- SET PROBLEM -
From the entries below, print exactly the span beginning with the line holding "Output the web" and ending with the line holding "40, 50, 60];", endpoints included, and skip any pictures.

GIVEN RECORDS start

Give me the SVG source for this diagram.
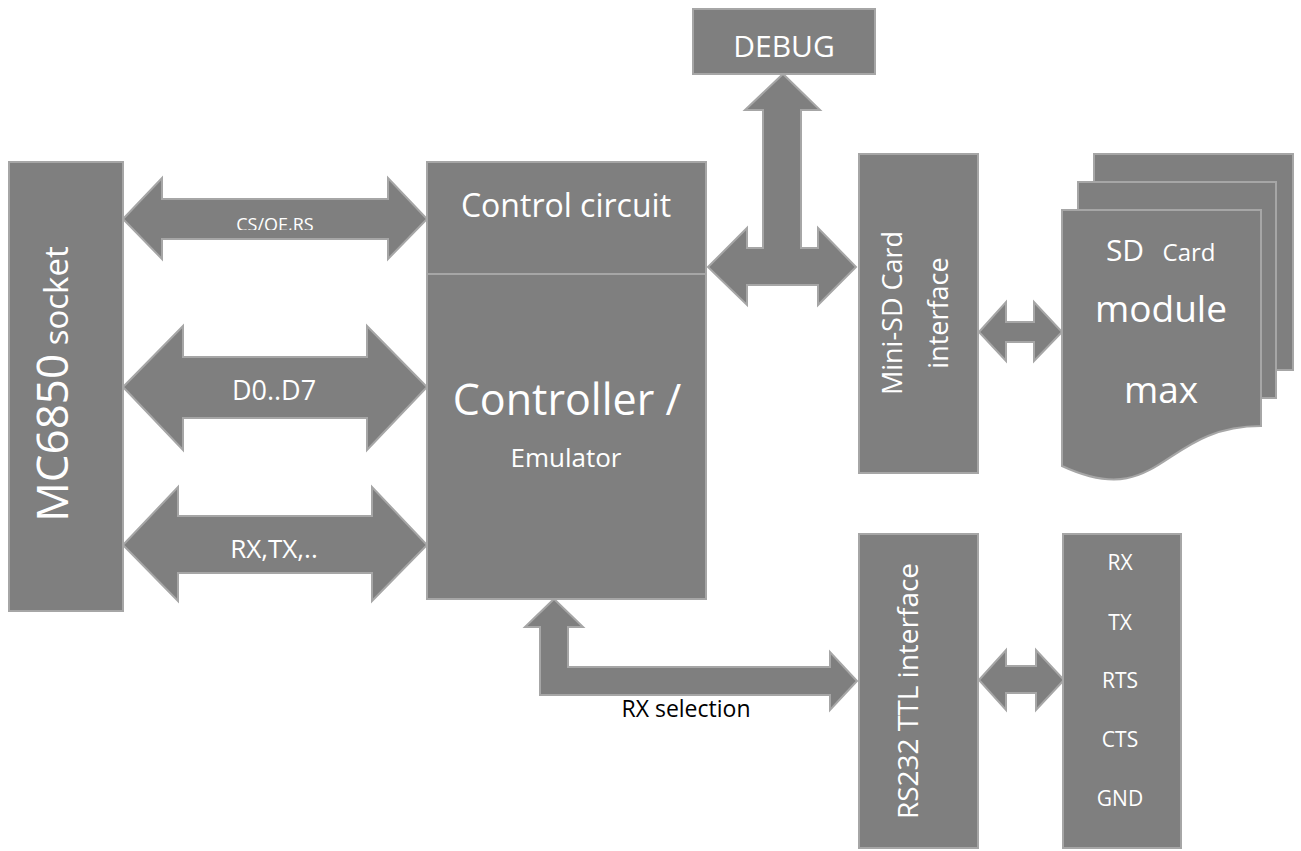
<svg xmlns="http://www.w3.org/2000/svg" width="1301" height="851" viewBox="0 0 1301 851">
<style>
.box{fill:#7f7f7f;stroke:#a6a6a6;stroke-width:2}
.arr{fill:#7f7f7f;stroke:#a6a6a6;stroke-width:2;stroke-linejoin:miter}
.t{font-family:"Open Sans","Noto Sans","Liberation Sans",sans-serif;fill:#ffffff;text-anchor:middle}
.b{font-family:"Open Sans","Noto Sans","Liberation Sans",sans-serif;fill:#000000;text-anchor:middle}
</style>
<defs>
<clipPath id="csclip"><rect x="200" y="200" width="160" height="30"/></clipPath>
</defs>
<g id="connectors">
<polygon class="arr" points="123,219 162,178 162,199 388,199 388,178 427,219 388,259 388,239 162,239 162,259"/>
<polygon class="arr" points="123,387 183,326 183,357 367,357 367,326 427,387 367,450 367,418 183,418 183,450"/>
<polygon class="arr" points="123,545 178,487 178,516 372,516 372,487 427,545 372,601 372,573 178,573 178,601"/>
<polygon class="arr" points="708,267 747,228 747,248 763,248 763,110 745,110 783,74 820,110 801,110 801,248 818,248 818,228 856,267 818,305 818,285 747,285 747,305"/>
<polygon class="arr" points="979,332 1006,302 1006,322 1034,322 1034,302 1062,332 1034,361 1034,342 1006,342 1006,361"/>
<polygon class="arr" points="979,680 1006,650 1006,666 1036,666 1036,650 1064,680 1036,710 1036,693 1006,693 1006,710"/>
<polygon class="arr" points="554,599 583,627 568,627 568,667 830,667 830,652 857,681 830,710 830,695 540,695 540,627 525,627"/>
<text class="t" x="275" y="231" font-size="18" clip-path="url(#csclip)">CS/OE,RS</text>
<text class="t" x="274" y="400" font-size="27">D0..D7</text>
<text class="t" x="274" y="558" font-size="26">RX,TX,..</text>
<text class="b" x="686" y="717" font-size="23">RX selection</text>
</g>
<g id="mc6850">
<rect class="box" x="9" y="162" width="114" height="449"/>
<text class="t" transform="translate(68,384) rotate(-90)" font-size="44">MC6850<tspan font-size="33"> socket</tspan></text>
</g>
<g id="control-circuit">
<rect class="box" x="427" y="162" width="279" height="112"/>
<text class="t" x="566" y="217" font-size="32">Control circuit</text>
</g>
<g id="controller">
<rect class="box" x="427" y="274" width="279" height="325"/>
<text class="t" x="567" y="415" font-size="43">Controller /</text>
<text class="t" x="566" y="467" font-size="26">Emulator</text>
</g>
<g id="debug">
<rect class="box" x="693" y="9" width="182" height="65"/>
<text class="t" x="784" y="57" font-size="30">DEBUG</text>
</g>
<g id="minisd">
<rect class="box" x="859" y="154" width="119" height="319"/>
<text class="t" transform="translate(902,313) rotate(-90)" font-size="27">Mini-SD Card</text>
<text class="t" transform="translate(948,313) rotate(-90)" font-size="27">interface</text>
</g>
<g id="sdcard">
<rect class="box" x="1094" y="154" width="199" height="216"/>
<rect class="box" x="1078" y="182" width="198" height="216"/>
<path class="box" d="M1062,210 L1261,210 L1261,426 C1161,426 1161,512 1062,466 Z"/>
<text class="t" x="1125" y="261" font-size="30">SD</text>
<text class="t" x="1189" y="261" font-size="24">Card</text>
<text class="t" x="1161" y="322" font-size="37">module</text>
<text class="t" x="1161" y="403" font-size="37">max</text>
</g>
<g id="rs232">
<rect class="box" x="859" y="534" width="119" height="314"/>
<text class="t" transform="translate(918,691) rotate(-90)" font-size="28">RS232 TTL interface</text>
</g>
<g id="signals">
<rect class="box" x="1063" y="534" width="118" height="314"/>
<text class="t" x="1120" y="570" font-size="21">RX</text>
<text class="t" x="1120" y="630" font-size="21">TX</text>
<text class="t" x="1120" y="688" font-size="21">RTS</text>
<text class="t" x="1120" y="747" font-size="21">CTS</text>
<text class="t" x="1120" y="806" font-size="21">GND</text>
</g>
</svg>
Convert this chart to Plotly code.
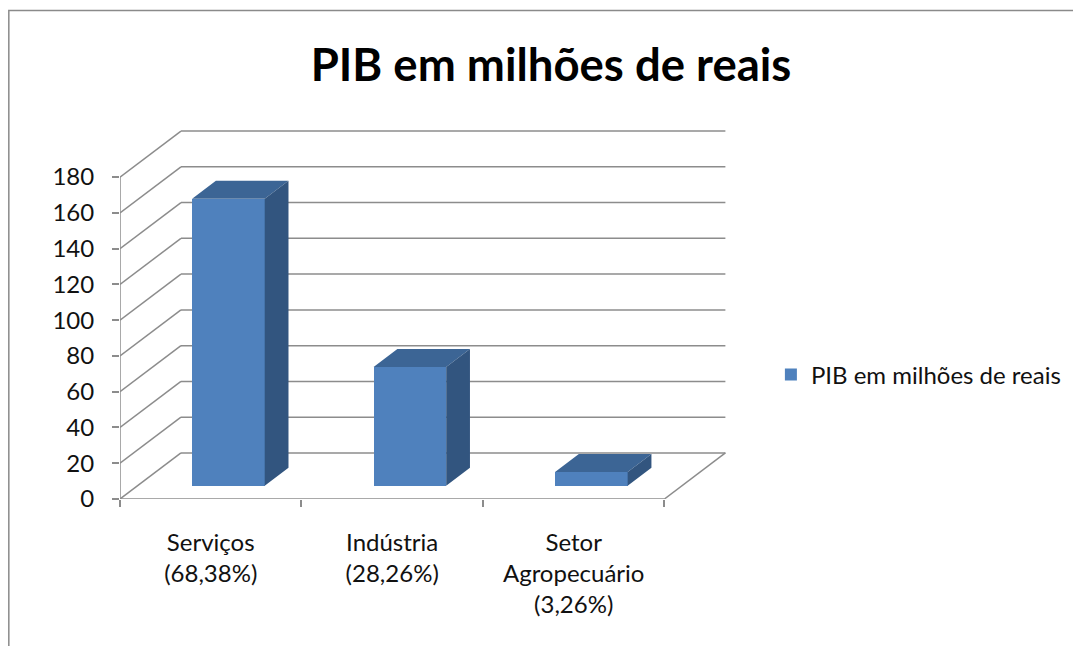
import plotly.graph_objects as go

# ---------------- data ----------------
categories = ["Serviços<br>(68,38%)", "Indústria<br>(28,26%)", "Setor<br>Agropecuário<br>(3,26%)"]
values = [160.4, 66.3, 7.6]
series_name = "PIB em milhões de reais"
chart_title = "PIB em milhões de reais"
y_ticks = [0, 20, 40, 60, 80, 100, 120, 140, 160, 180]

# ---------------- style / geometry ----------------
OFF = 8               # page body margin
W, H = 1081 - OFF, 646 - OFF
FONT = "Lato"
FRONT = "#4F81BD"
TOP = "#3C6595"
SIDE = "#32557F"
GRID = "#8C8C8C"
DEPTH_DX = 0.336      # oblique depth shift (category units)
DEPTH_DY = 25.74      # oblique depth shift (value units)
BAR_W = 0.4
D0, D1 = 0.29, 0.68   # bar front/back position along depth
X_RANGE = [0, 3.4]
Y_RANGE = [0, 208]
PX_CAT = 181.5
PX_VAL = 1.787
ML = 120 - OFF
BOTTOM = 499 - OFF
plot_w = PX_CAT * (X_RANGE[1] - X_RANGE[0])
plot_h = PX_VAL * (Y_RANGE[1] - Y_RANGE[0])
MB = H - BOTTOM
MR = W - ML - plot_w
MT = H - MB - plot_h

n = len(categories)
centers = [i + 0.5 for i in range(n)]
fx, fy = D0 * DEPTH_DX, D0 * DEPTH_DY
bx, by = D1 * DEPTH_DX, D1 * DEPTH_DY
h = BAR_W / 2

fig = go.Figure()

# front faces
fig.add_trace(go.Bar(
    x=[c + fx for c in centers], y=values, base=[fy] * n, width=BAR_W,
    marker=dict(color=FRONT, line=dict(width=0)), name=series_name,
    showlegend=True, hoverinfo="skip",
))

# top and side faces
tx, ty, sx, sy = [], [], [], []
for c, v in zip(centers, values):
    tx += [c - h + fx, c + h + fx, c + h + bx, c - h + bx, c - h + fx, None]
    ty += [v + fy, v + fy, v + by, v + by, v + fy, None]
    sx += [c + h + fx, c + h + bx, c + h + bx, c + h + fx, c + h + fx, None]
    sy += [fy, by, v + by, v + fy, fy, None]
fig.add_trace(go.Scatter(x=tx, y=ty, fill="toself", fillcolor=TOP, mode="lines",
                         line=dict(width=0, color=TOP), showlegend=False, hoverinfo="skip"))
fig.add_trace(go.Scatter(x=sx, y=sy, fill="toself", fillcolor=SIDE, mode="lines",
                         line=dict(width=0, color=SIDE), showlegend=False, hoverinfo="skip"))

# walls / gridlines
shapes = []
for v in y_ticks:
    shapes.append(dict(type="line", xref="x", yref="y", x0=DEPTH_DX, y0=v + DEPTH_DY,
                       x1=n + DEPTH_DX, y1=v + DEPTH_DY, line=dict(color=GRID, width=1.5), layer="below"))
    shapes.append(dict(type="line", xref="x", yref="y", x0=0, y0=v,
                       x1=DEPTH_DX, y1=v + DEPTH_DY, line=dict(color=GRID, width=1.5), layer="below"))
shapes.append(dict(type="line", xref="x", yref="y", x0=0, y0=0, x1=0, y1=y_ticks[-1],
                   line=dict(color=GRID, width=1.5), layer="below"))
shapes.append(dict(type="line", xref="x", yref="y", x0=0, y0=0, x1=n, y1=0,
                   line=dict(color=GRID, width=1.5), layer="below"))
shapes.append(dict(type="line", xref="x", yref="y", x0=n, y0=0, x1=n + DEPTH_DX, y1=DEPTH_DY,
                   line=dict(color=GRID, width=1.5), layer="below"))
# chart border (left & top visible)
shapes.append(dict(type="rect", xref="paper", yref="paper",
                   x0=(0.8 - ML) / plot_w, x1=(W + 20 - ML) / plot_w,
                   y0=-(MB + 20) / plot_h, y1=(BOTTOM - 3) / plot_h,
                   line=dict(color="#8A8A8A", width=1.5), layer="below"))

fig.update_layout(
    width=W, height=H,
    margin=dict(l=ML, r=MR, t=MT, b=MB, autoexpand=False),
    paper_bgcolor="white", plot_bgcolor="white",
    font=dict(family=FONT, size=24, color="#111111"),
    title=dict(text="<b>" + chart_title + "</b>", font=dict(family=FONT, size=45.5, color="#000000"),
               x=(551 - OFF) / W, xref="container", xanchor="center",
               y=1 - (65 - OFF) / H, yref="container", yanchor="middle"),
    shapes=shapes,
    showlegend=True,
    legend=dict(x=(771 - OFF - ML) / plot_w, y=(BOTTOM - (375 - OFF)) / plot_h,
                xanchor="left", yanchor="middle",
                font=dict(family=FONT, size=24, color="#111111"), bgcolor="rgba(0,0,0,0)"),
    bargap=0,
)
fig.update_xaxes(range=X_RANGE, showgrid=False, zeroline=False, showline=False,
                 tickmode="array", tickvals=centers, ticktext=categories, ticks="",
                 ticklabelstandoff=27,
                 minor=dict(tickmode="array", tickvals=list(range(n + 1)), ticks="outside",
                            ticklen=7, tickcolor=GRID, tickwidth=1.5, showgrid=False),
                 fixedrange=True)
fig.update_yaxes(range=Y_RANGE, showgrid=False, zeroline=False, showline=False,
                 tickmode="array", tickvals=y_ticks, ticks="outside", ticklen=7,
                 tickcolor=GRID, tickwidth=1.5, ticklabelstandoff=13, fixedrange=True)

fig.write_html("out.html")
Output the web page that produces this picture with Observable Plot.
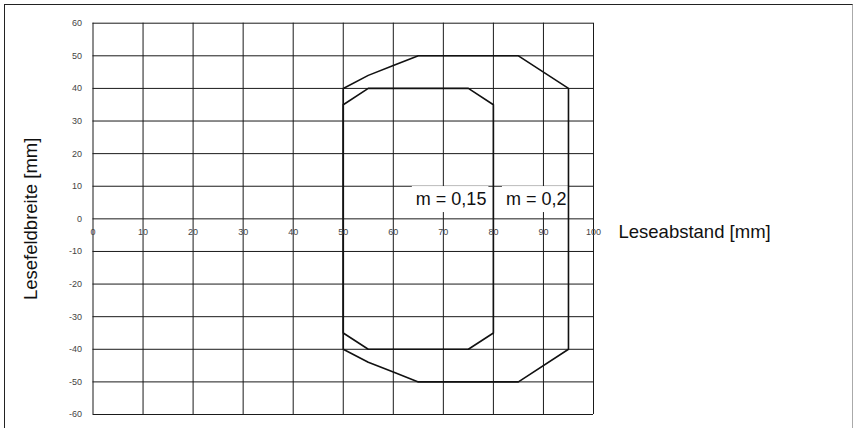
<!DOCTYPE html>
<html>
<head>
<meta charset="utf-8">
<script src="https://cdn.jsdelivr.net/npm/d3@7"></script>
<script src="https://cdn.jsdelivr.net/npm/@observablehq/plot@0.6"></script>
<style>
  html, body { margin: 0; padding: 0; background: #fff; }
  #wrap { position: relative; width: 855px; height: 428px; overflow: hidden; }
  #frame { position: absolute; left: 4px; top: 4px; width: 849px; height: 430px; border: 1px solid #222; box-sizing: border-box; border-right-color: #aaa; }
  #chart { position: absolute; left: 0; top: 0; }
</style>
</head>
<body>
<div id="wrap"><div id="frame"></div><div id="chart"></div></div>
<script>
// Tick values
const xTicks = [0, 10, 20, 30, 40, 50, 60, 70, 80, 90, 100];
const yTicks = [-60, -50, -40, -30, -20, -10, 0, 10, 20, 30, 40, 50, 60];

// Reading field m = 0,15 (inner contour)
const innerX = [50, 50, 55, 75, 80, 80, 75, 55, 50];
const innerY = [-35, 35, 40, 40, 35, -35, -40, -40, -35];

// Reading field m = 0,2 (outer contour)
const outerX = [50, 50, 55, 60, 65, 85, 95, 95, 85, 65, 60, 55, 50];
const outerY = [-40, 40, 44, 47, 50, 50, 40, -40, -50, -50, -47, -44, -40];

// Labels
const labelTexts = ["m = 0,15", "m = 0,2"];
const labelX = [78.6, 94.6];
const labelY = [6, 6];
const xTitle = "Leseabstand [mm]";
const yTitle = "Lesefeldbreite [mm]";

const inner = innerX.map((x, i) => ({x, y: innerY[i]}));
const outer = outerX.map((x, i) => ({x, y: outerY[i]}));
const labels = labelTexts.map((t, i) => ({t, x: labelX[i], y: labelY[i]}));

const font = "'Liberation Sans', Arial, Helvetica, sans-serif";

const chart = Plot.plot({
  width: 855,
  height: 428,
  marginLeft: 92.5,
  marginRight: 262,
  marginTop: 22.7,
  marginBottom: 14,
  style: {fontFamily: font, background: "transparent"},
  x: {domain: [0, 100], axis: null},
  y: {domain: [-60, 60], axis: null},
  marks: [
    Plot.gridX(xTicks, {stroke: "#1a1a1a", strokeOpacity: 1, strokeWidth: 1}),
    Plot.gridY(yTicks, {stroke: "#1a1a1a", strokeOpacity: 1, strokeWidth: 1}),
    // contour labels (white boxes added below the text, under the contour lines)
    Plot.text(labels, {x: "x", y: "y", text: "t", textAnchor: "end", fontSize: 18, fill: "#111"}),
    Plot.line(inner, {x: "x", y: "y", stroke: "#111", strokeWidth: 1.6}),
    Plot.line(outer, {x: "x", y: "y", stroke: "#111", strokeWidth: 1.6}),
    // x tick labels sitting on the zero line
    Plot.text(xTicks, {x: d => d, y: 0, text: d => String(d), dy: 13, fontSize: 9, fill: "#444", textAnchor: "middle"}),
    // y tick labels
    Plot.text(yTicks, {x: 0, y: d => d, text: d => String(d), dx: -11, fontSize: 9, fill: "#444", textAnchor: "end"}),
    // axis titles
    Plot.text([xTitle], {x: 100, y: 0, text: d => d, dx: 25, dy: 13, textAnchor: "start", fontSize: 18.5, fill: "#111"}),
    Plot.text([yTitle], {frameAnchor: "left", text: d => d, rotate: -90, dx: -62, textAnchor: "middle", fontSize: 18.5, fill: "#111"})
  ]
});

document.getElementById("chart").appendChild(chart);

// white backgrounds behind the contour labels
d3.select(chart).selectAll("text").each(function() {
  const t = this.textContent;
  if (labelTexts.includes(t)) {
    const bb = this.getBBox();
    const rect = document.createElementNS("http://www.w3.org/2000/svg", "rect");
    rect.setAttribute("x", bb.x - 4);
    rect.setAttribute("y", bb.y - 3);
    rect.setAttribute("width", bb.width + 6);
    rect.setAttribute("height", bb.height + 6);
    rect.setAttribute("fill", "white");
    if (this.getAttribute("transform")) rect.setAttribute("transform", this.getAttribute("transform"));
    this.parentNode.insertBefore(rect, this);
  }
});
</script>
</body>
</html>
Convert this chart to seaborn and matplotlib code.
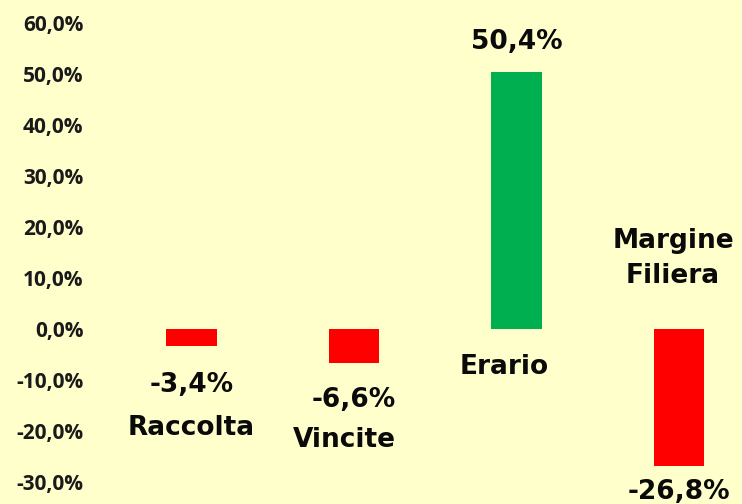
import matplotlib
matplotlib.use("Agg")
import matplotlib.pyplot as plt
import seaborn as sns

# dati
categorie = ["Raccolta", "Vincite", "Erario", "Margine\nFiliera"]
variazioni = [-3.4, -6.6, 50.4, -26.8]
etichette_valori = ["-3,4%", "-6,6%", "50,4%", "-26,8%"]
colori = ["#FF0000", "#FF0000", "#00B050", "#FF0000"]
tick_valori = [-30, -20, -10, 0, 10, 20, 30, 40, 50, 60]
tick_etichette = ["-30,0%", "-20,0%", "-10,0%", "0,0%", "10,0%",
                  "20,0%", "30,0%", "40,0%", "50,0%", "60,0%"]

# spostamenti delle etichette (pixel)
off_valori = [(0, -39), (0, -37), (0, 30), (0, -26)]
off_categorie = [(0, -99), (-10, -111), (-12, -38), (-6, 71)]

sns.set_theme(style="white")
plt.rcParams["font.family"] = ["Open Sans", "DejaVu Sans"]

sfondo = "#FFFFCC"
fig = plt.figure(figsize=(7.42, 5.04), dpi=100, facecolor=sfondo)
ax = fig.add_axes([110 / 742, 0, 1 - 110 / 742, 1])
ax.set_facecolor(sfondo)

sns.barplot(x=categorie, y=variazioni, hue=categorie, palette=colori,
            width=0.31, legend=False, saturation=1, linewidth=0, ax=ax)

ax.set_xlim(-0.502, 3.387)
ax.set_ylim(-34.3, 64.5)
ax.set_yticks(tick_valori)
ax.set_yticklabels(tick_etichette, fontsize=15, fontweight="bold", color="#1a1a1a")
ax.tick_params(axis="y", length=0, pad=19)
ax.set_xticks([])
sns.despine(ax=ax, left=True, bottom=True)

testo = dict(fontsize=19, fontweight="bold", color="#0a0a0a",
             family="DejaVu Sans", ha="center", va="center",
             textcoords="offset pixels", annotation_clip=False)

for i, (v, lab) in enumerate(zip(variazioni, etichette_valori)):
    ax.annotate(lab, xy=(i, v), xytext=off_valori[i], **testo)

for i, cat in enumerate(categorie):
    ax.annotate(cat, xy=(i, 0), xytext=off_categorie[i], linespacing=1.45, **testo)

fig.savefig("out.png", dpi=100, facecolor=sfondo)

GIVEN RECORDS end

- SOLUTION FOR THIS TASK -
Output the web page that produces this picture with Observable Plot.
<!DOCTYPE html>
<html>
<head>
<meta charset="utf-8">
<script src="https://cdn.jsdelivr.net/npm/d3@7"></script>
<script src="https://cdn.jsdelivr.net/npm/@observablehq/plot@0.6"></script>
<style>
  html, body { margin: 0; padding: 0; background: #fff; }
  #wrap { position: relative; width: 855px; height: 428px; overflow: hidden; }
  #frame { position: absolute; left: 4px; top: 4px; width: 849px; height: 430px; border: 1px solid #222; box-sizing: border-box; border-right-color: #aaa; }
  #chart { position: absolute; left: 0; top: 0; }
</style>
</head>
<body>
<div id="wrap"><div id="frame"></div><div id="chart"></div></div>
<script>
// Tick values
const xTicks = [0, 10, 20, 30, 40, 50, 60, 70, 80, 90, 100];
const yTicks = [-60, -50, -40, -30, -20, -10, 0, 10, 20, 30, 40, 50, 60];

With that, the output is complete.